▶ SHORT EXERCISE: Only the lines from the top of the listing below to the line that has "from matplotlib.patches import Rectangle" should be echoed, with both ends kept and pictures left out.

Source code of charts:

## START

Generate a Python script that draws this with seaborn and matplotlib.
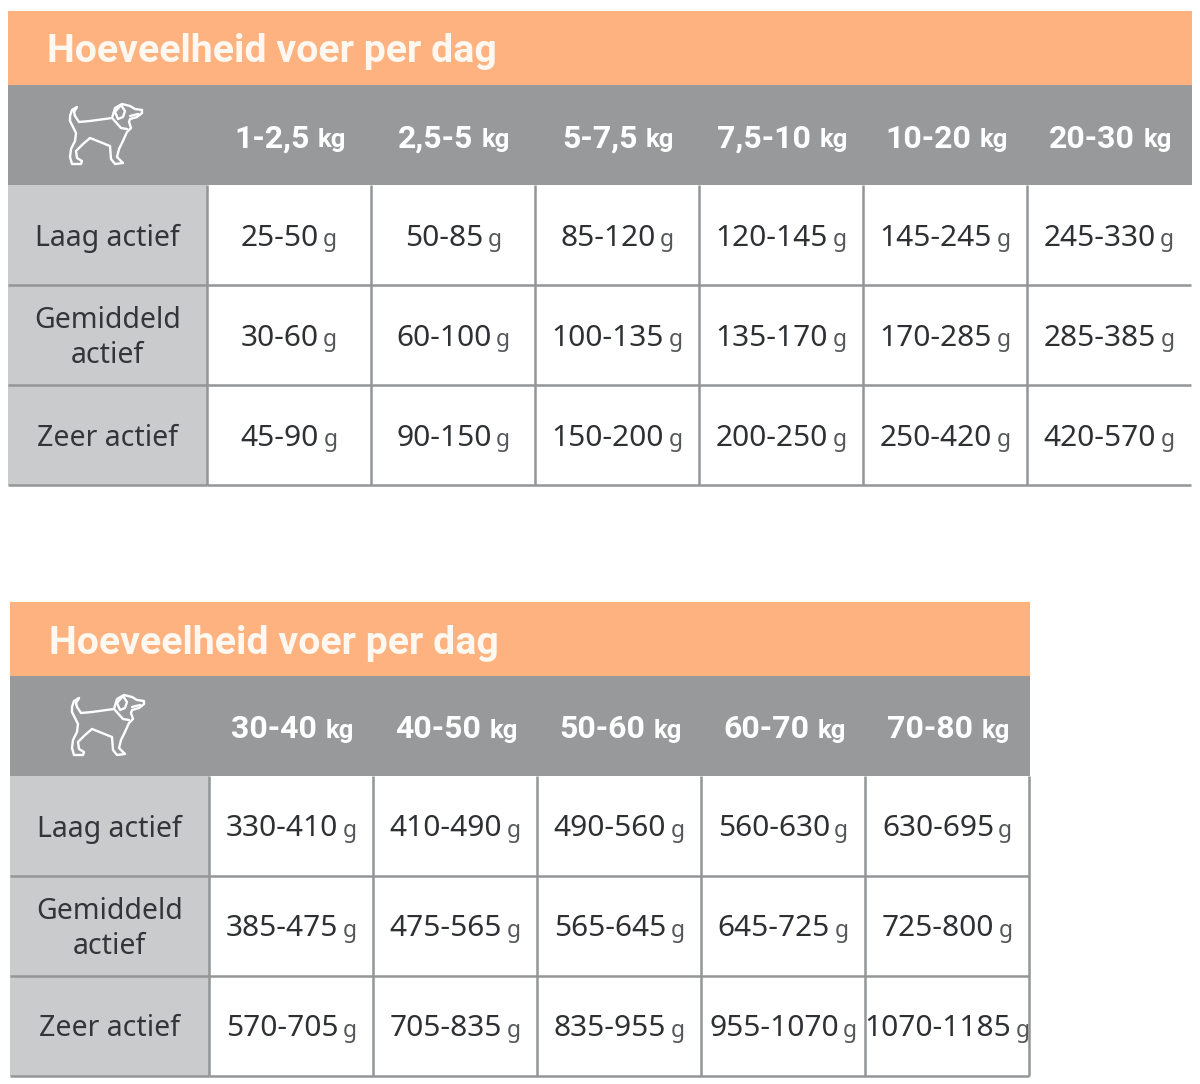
import numpy as np
import pandas as pd
import seaborn as sns
import matplotlib.pyplot as plt
from matplotlib.colors import ListedColormap
from matplotlib.patches import Rectangle

# table 1
weights_1 = ["1-2,5", "2,5-5", "5-7,5", "7,5-10", "10-20", "20-30"]
low_1 = ["25-50", "50-85", "85-120", "120-145", "145-245", "245-330"]
mid_1 = ["30-60", "60-100", "100-135", "135-170", "170-285", "285-385"]
high_1 = ["45-90", "90-150", "150-200", "200-250", "250-420", "420-570"]

# table 2
weights_2 = ["30-40", "40-50", "50-60", "60-70", "70-80"]
low_2 = ["330-410", "410-490", "490-560", "560-630", "630-695"]
mid_2 = ["385-475", "475-565", "565-645", "645-725", "725-800"]
high_2 = ["570-705", "705-835", "835-955", "955-1070", "1070-1185"]

row_labels = ["Laag actief", "Gemiddeld\nactief", "Zeer actief"]
title = "Hoeveelheid voer per dag"

ORANGE = "#FDB27F"
HEADER = "#97999B"
LABEL = "#C9CBCD"
LINE = "#939597"
W, H = 1200, 1084

# dog outline, in icon pixels
dog_body = [(37, 18), (32, 21), (30, 27), (30, 32), (33, 38), (36, 44), (35, 52), (31, 60),
            (30, 68), (32, 75), (41, 75), (42, 72), (37, 69), (36, 62), (43, 55), (50, 49),
            (60, 53), (70, 57), (71, 70), (75, 75), (83, 74), (77, 68), (79, 60), (82, 54),
            (87, 43), (91, 39), (89, 33), (90, 30), (97, 28), (102, 24), (102, 21), (95, 20),
            (90, 17), (82, 15), (75, 19), (72, 29), (50, 32), (39, 33), (35, 27), (34, 23), (37, 18)]
dog_ear = [(81, 16), (75, 23), (78, 30), (83, 28), (85, 22), (81, 16)]
dog_collar = [(73, 30), (81, 39), (87, 40)]
dog_mouth = [(90, 27), (98, 25)]

sns.set_theme(style="white")
plt.rcParams["font.family"] = ["Noto Sans", "DejaVu Sans"]

fig = plt.figure(figsize=(W / 100, H / 100), dpi=100)


def place(x0, y0, x1, y1):
    return fig.add_axes([x0 / W, 1 - y1 / H, (x1 - x0) / W, (y1 - y0) / H])


def flat_heatmap(ax, labels, fill, **text_style):
    # one colour heatmap, only used for the cells and the centred text
    zeros = np.zeros(labels.shape)
    sns.heatmap(zeros, annot=labels, fmt="", cmap=ListedColormap([fill]), cbar=False,
                xticklabels=False, yticklabels=False, annot_kws=text_style, ax=ax)


def nudge(ax, dx, dy):
    for t in ax.texts:
        x, y = t.get_position()
        t.set_position((x + dx, y + dy))


def add_units(ax, unit, size, color, weight, gap=3.5, family="Noto Sans"):
    # the 0.21 is about where the baseline sits in the text box
    for t in list(ax.texts):
        ax.annotate(unit, xy=(1, 0.21), xycoords=t, xytext=(gap, 0), textcoords="offset points",
                    fontsize=size, color=color, fontweight=weight, family=family,
                    va="baseline", ha="left")


def rules(ax, nrows, ncols, first_col, last_col):
    ax.hlines(np.arange(1, nrows + 1), 0, ncols, color=LINE, lw=1.8, clip_on=False)
    start = 0 if first_col else 1
    stop = ncols + 1 if last_col else ncols
    ax.vlines(np.arange(start, stop), 0, nrows, color=LINE, lw=1.8, clip_on=False)


def draw_table(x, y, weights, low, mid, high, last_col):
    cell_w = 164
    right = x + 200 + cell_w * len(weights)

    bg = place(x, y, right, y + 174)
    bg.set_xlim(0, right - x)
    bg.set_ylim(174, 0)
    bg.axis("off")
    bg.add_patch(Rectangle((0, 0), right - x, 74, color=ORANGE, lw=0))
    bg.add_patch(Rectangle((0, 74), right - x, 100, color=HEADER, lw=0))
    bg.text(39, 41, title, color="#FFF8F1", fontsize=28.3, fontweight="bold", family="Roboto",
            va="center", ha="left")
    for part in [dog_body, dog_ear, dog_collar, dog_mouth]:
        pts = np.array(part)
        bg.plot(pts[:, 0] + 32, pts[:, 1] + 78, color="white", lw=1.7, solid_joinstyle="round")

    head = place(x + 200, y + 74, right, y + 174)
    flat_heatmap(head, np.array([weights]), HEADER, color="white", fontsize=23, fontweight="bold",
                 family="Roboto")
    nudge(head, -0.11, 0.035)
    add_units(head, "kg", 18.5, "white", "bold", gap=6, family="Roboto")

    side = place(x, y + 174, x + 199, y + 474)
    flat_heatmap(side, np.array(row_labels).reshape(3, 1), LABEL, color="#333538", fontsize=20.5,
                 linespacing=1.3)
    nudge(side, 0, 0.03)
    rules(side, 3, 1, False, False)

    body = place(x + 199, y + 174, right - 1, y + 474)
    frame = pd.DataFrame([low, mid, high])
    flat_heatmap(body, frame.values, "white", color="#2E3033", fontsize=21.5)
    nudge(body, -0.055, 0.03)
    add_units(body, "g", 16.5, "#55575A", "normal", gap=3)
    rules(body, 3, len(weights), True, last_col)


draw_table(8, 11, weights_1, low_1, mid_1, high_1, False)
draw_table(10, 602, weights_2, low_2, mid_2, high_2, True)

fig.savefig("out.png", dpi=100)
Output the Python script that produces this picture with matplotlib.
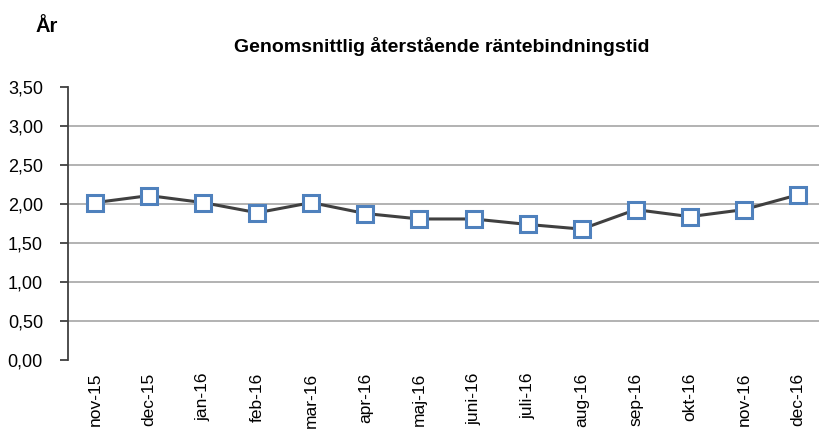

## END

▶ RIGHT ANSWER:
Generate a Python script that draws this with seaborn and matplotlib.
import numpy as np
import pandas as pd
import seaborn as sns
import matplotlib.pyplot as plt
from matplotlib.colors import ListedColormap
from matplotlib.patches import Rectangle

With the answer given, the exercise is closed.